We have many power cuts and not having a generator does make it a challenge. Without power, there is no internet, Siobhan struggles to do her homework by candlelight, and I can't fill my sausage orders as I now have an electric sausage machine. So, the next time you flick on a switch and you have instant light, think of us. Actually, I'm thinking of buying a rechargable battery-powered light. We definitely need to do something, because usually when there's no power, we just go to bed and there is only so much sleep you can have. I have finally given in and invested in a small TV. There's no point in Siobhan having a Wii if she can't play it. Of course, one does rely on power for that to work. Which brings me to water. To get water into our tank so we can have water in the bathroom to shower with, we need to pump it. When there is no power, the gardener can't pump the water, and the result is, no shower when you are hot and sweaty. No power also means you can't turn on your hot water cylinder to heat up the water, so even if yu had water in the tank, it would be cold. To save on electricity charges, we turn on the hot water cylinder only an hour before we plan on having a shower or a bath. I am becoming quite frugal in my old age. It could be something to do with paying for a child to study at hotel school.

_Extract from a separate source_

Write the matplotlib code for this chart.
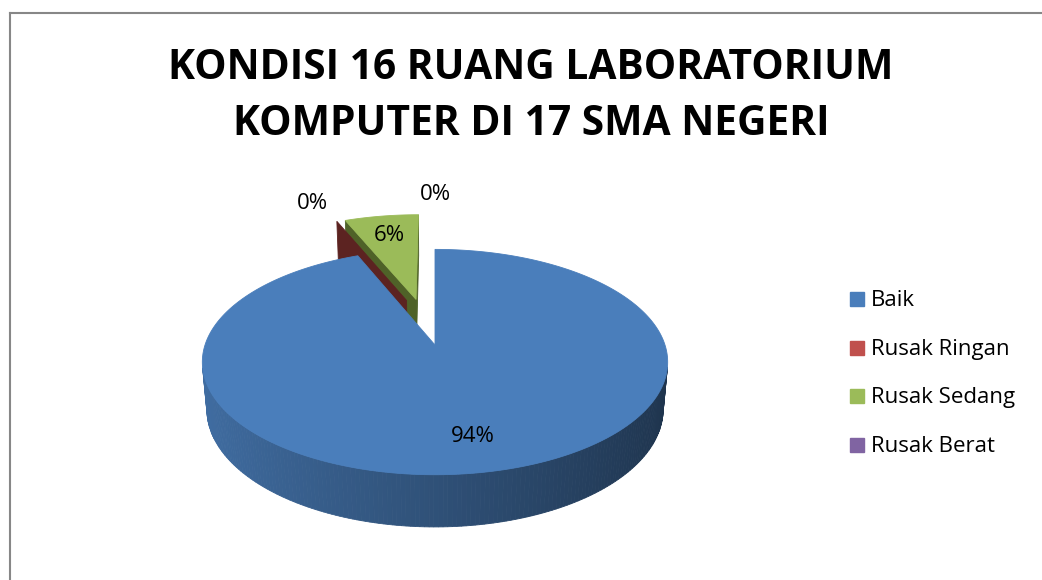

Last Friday, my gardener, Kabelo, called me over to the garage when I got home. "Look Cindy, ducky, ducky," he said pointing at the garage. He opened the door and there was a large black duck with a red thingie above his beak, pooping. "No want ducky," I said in my best Swahili. Kabelo laughed and said, "No, ducky not for you, ducky for me." "But I don't want a ducky by my house," I replied, wrinkling up my nose in distaste. Kabelo smiled and I had a feeling I knew what was coming. "My ducky, my house. Friend give me ducky, but no money. My mother dead last week so no work. Want ducky. Friend give me ducky, but I give friend TSH 15 000. Cindy give me TSH 15 000." I sighed. Kabelo loves tapping me and my neighbour, Patricia, for money. He always has a valid reason. She's started to write down the dates and the amounts we give him in a little book. Lord knows why, as we'll never see the money again. By the way, TSH 15 000 is the same as US$15. I'm such a walk over. Like, I can really afford to just give away $15. So, I bought my gardener a duck.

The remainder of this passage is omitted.